In the contractual context, if fraud is proven, it can undue a contractual obligation or have an entire agreement set aside if the fraud relates to the inducement to enter into the contract, or the reason why you did sign the contract. Fraud can also be used as an excuse and as a ready means of avoiding all kinds of liabilities or obligations if the other party lied to you in an effort to get you to act in reliance upon what they said and by so acting it caused you detriment. For example, if you were sued by someone who sold you a horse claiming that the horse was fertile and you owed them money on a promissory note, but it later turned out that the horse was not fertile and the seller knew it, not only would you be able to defeat their lawsuit on the note, but you would also be able to recover from them your damages sustained by reason of the fact that you bought the horse in the first place. These damages could include a return of your original purchase price, pre-judgment interest on the original purchase price, costs of the lawsuit, in some states your attorney’s fees, and potentially other damages as well as punitive damages.
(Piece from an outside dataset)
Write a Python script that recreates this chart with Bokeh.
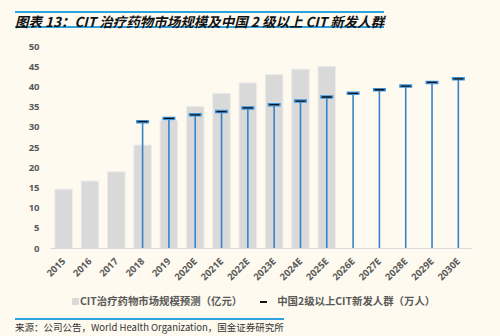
from bokeh.plotting import figure
from bokeh.layouts import column
from bokeh.models import FactorRange, Div, ColumnDataSource, SingleIntervalTicker
from bokeh.embed import file_html
from bokeh.resources import INLINE
from math import pi

years = ["2015", "2016", "2017", "2018", "2019", "2020E", "2021E", "2022E",
         "2023E", "2024E", "2025E", "2026E", "2027E", "2028E", "2029E", "2030E"]
market = [14.7, 16.7, 19.0, 25.6, 31.7, 35.2, 38.4, 41.0, 43.1, 44.4, 45.1]
pop_years = ["2018", "2019", "2020E", "2021E", "2022E", "2023E", "2024E", "2025E",
             "2026E", "2027E", "2028E", "2029E", "2030E"]
population = [31.4, 32.2, 33.1, 33.9, 34.8, 35.6, 36.5, 37.5, 38.4, 39.3, 40.2, 41.1, 42.0]

title_text = "图表 13：CIT 治疗药物市场规模及中国 2 级以上 CIT 新发人群"
legend_bar = "CIT治疗药物市场规模预测（亿元）"
legend_pop = "中国2级以上CIT新发人群（万人）"
source_text = "来源：公司公告，World Health Organization，国金证券研究所"

BG = "#FEFAEF"
BLUE_RULE = "#2BA3E3"
BAR_GRAY = "#D9D9D9"
CJK = "Noto Sans CJK SC"

title_div = Div(
    text=f'<div style="margin-top:11px;border-top:2px solid {BLUE_RULE};'
         f'border-bottom:2px solid {BLUE_RULE};height:17px;line-height:17px;'
         f'font-family:\'{CJK}\';font-weight:bold;font-style:italic;font-size:13.5px;'
         f'color:#111;white-space:nowrap">{title_text}</div>',
    width=477, height=40, margin=(0, 0, 0, 15))

p = figure(width=500, height=250, x_range=FactorRange(*years, range_padding=0),
           y_range=(0, 50), output_backend="svg", toolbar_location=None,
           min_border_left=50, min_border_right=29, min_border_top=6,
           min_border_bottom=42, background_fill_color=BG, border_fill_color=BG,
           outline_line_color=None, margin=0)

bar_src = ColumnDataSource(dict(x=years[:len(market)], top=market))
p.vbar(x="x", top="top", width=0.67, source=bar_src, fill_color=BAR_GRAY,
       line_color="#EDEDED", line_width=1)

pop_src = ColumnDataSource(dict(x=pop_years, y=population, y0=[0] * len(population)))
p.segment(x0="x", y0="y0", x1="x", y1="y", source=pop_src, line_color="#3584C8",
          line_width=1.6)
p.scatter(x="x", y="y", source=pop_src, marker="dash", size=13, line_color="#3A92DB",
          line_width=3.5)
p.scatter(x="x", y="y", source=pop_src, marker="dash", size=10,
          line_color="#111111", line_width=1.3)

p.xgrid.visible = False
p.ygrid.visible = False
p.yaxis.ticker = SingleIntervalTicker(interval=5)
p.yaxis.axis_line_color = None
p.yaxis.major_tick_line_color = None
p.yaxis.minor_tick_line_color = None
p.xaxis.axis_line_color = "#D9D9D9"
p.xaxis.major_tick_line_color = None
p.xaxis.minor_tick_line_color = None
for ax in (p.xaxis, p.yaxis):
    ax.major_label_text_font = "Open Sans"
    ax.major_label_text_font_style = "bold"
    ax.major_label_text_font_size = "9.5px"
    ax.major_label_text_color = "#595959"
p.xaxis.major_label_orientation = pi / 4

legend_div = Div(
    text=f'<div style="font-family:\'{CJK}\';font-size:10.4px;font-weight:bold;'
         f'color:#595959;white-space:nowrap;line-height:22px">'
         f'<span style="display:inline-block;width:7px;height:7px;background:{BAR_GRAY};'
         f'margin-right:1px"></span>{legend_bar}'
         f'<span style="display:inline-block;width:7px;height:2px;background:#111;'
         f'vertical-align:middle;margin:0 10px 0 18px"></span>{legend_pop}</div>',
    width=430, height=22, margin=(0, 0, 0, 72))

source_div = Div(
    text=f'<div style="margin-top:6px;border-top:2px solid {BLUE_RULE};'
         f'padding-top:1px;font-family:\'{CJK}\';font-size:9.5px;color:#333;'
         f'white-space:nowrap;line-height:13px">{source_text}</div>',
    width=477, height=24, margin=(0, 0, 0, 15))

layout = column(title_div, p, legend_div, source_div, spacing=0,
                styles={"background-color": BG})

open("out.html", "w").write(file_html(layout, INLINE))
In conclusion, though, keep in mind that fraud is very difficult to prove and even if it is raised, it would normally not be raised in isolation, that means that you might also make a claim of negligence which is much easier to prove. In any event, before any lawsuit is pursued, the party seeking to initiate the lawsuit should carefully evaluate why a fraud claim would be brought in the first instance and its likelihood of success at trial if the case doesn’t settle sooner.